If this sounds like you, consider these characteristics about each of the generations, as well as some quick tips to help manage them:
Baby Boomers (1946 – 1964)
It’s no surprise that Baby Boomers are hard workers and very ambitious, often hanging their hats on their work success. This generation demands little to no management, as they’re extremely self-sufficient, all the while remaining tremendously loyal to their employer. They like structure, discipline and a competitive environment and thrive on both setting and achieving goals. They’re collaborative, often preferring face-to-face meetings versus virtual ones.
- Set employee goals and celebrate this individual’s success when they achieve them
- Communicate more effectively with these individuals by skipping the email and picking up the phone instead. Better yet, speak with him/her face to face
- Don’t micromanage. Instead, give these individuals autonomy
Generation X (1965-1980)
The first generation to value a work/life balance, the Gen X-ers will work smarter, not harder, to free up more time for their personal lives. They mostly more well-educated than their predecessors, and value a fun workplace. They’re independent and would prefer to work as such, and are not impressed by hierarchy or title. They’re highly productive and not afraid to question the status quo.
- Consider programs that aid in a better work/life balance
- Minimize collaborative environments and group projects
- Use their work smarter, not harder, attitude to improve processes and efficiencies
Millennials (1981 – 1997)
Diverse and ethical, Millennials are on a mission to change the world.
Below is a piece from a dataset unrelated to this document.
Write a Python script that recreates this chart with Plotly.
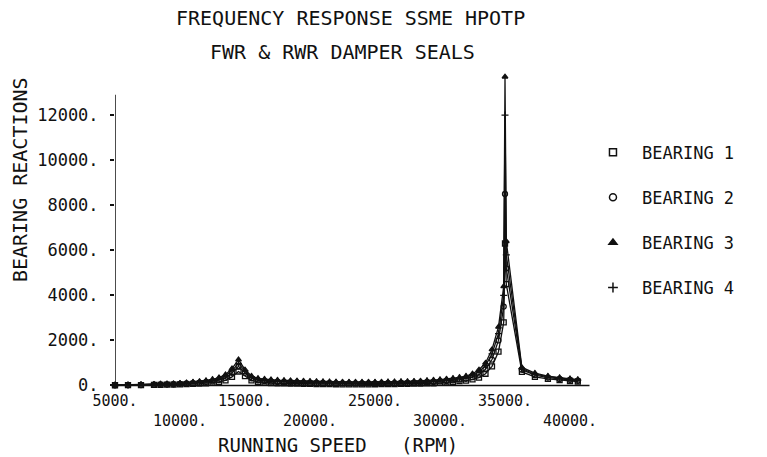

They’re globally focused on making the world a better place, and put a huge emphasis on life experiences. Coined, “the most educated generation”, this group is extremely intelligent, has an innate ability to think outside the box and is often multitasking. They can lack patience, and require more regular recognition, but their optimism and thirst for knowledge makes up for it.
- Recognition, recognition, recognition
- Utilize their thirst for knowledge and allow these individuals to obtain additional certifications, cross-train, or continue their education to better themselves and your organization
- Allow these individuals to support the greater good by implementing volunteering programs or charitable causes they can rally around
Generation Z (1997 – 2010)
If you are looking for the most technologically advanced of all the generations, then look no further than Gen Z! These individuals were practically born with a screen in their hand. They put a huge emphasis on their future, often opting to save over splurge. They are pragmatic, and value authenticity. Their decisions are often accompanied with extensive research, but they’re hard workers and will put in the effort to obtain success rather than waiting for it to be handed to them. This generation generally lacks self-sufficiency and requires more hands-on leadership.
- Honest and truthful communication is key. These individuals thrive on social interaction and companies that are authentic
- Mentorship is a must
- Use their technological advancements to your advantage
While every individual is different, it pays to have an understanding of some of the general tendencies of our working generations. After all, managing a diverse workforce doesn’t have to be daunting!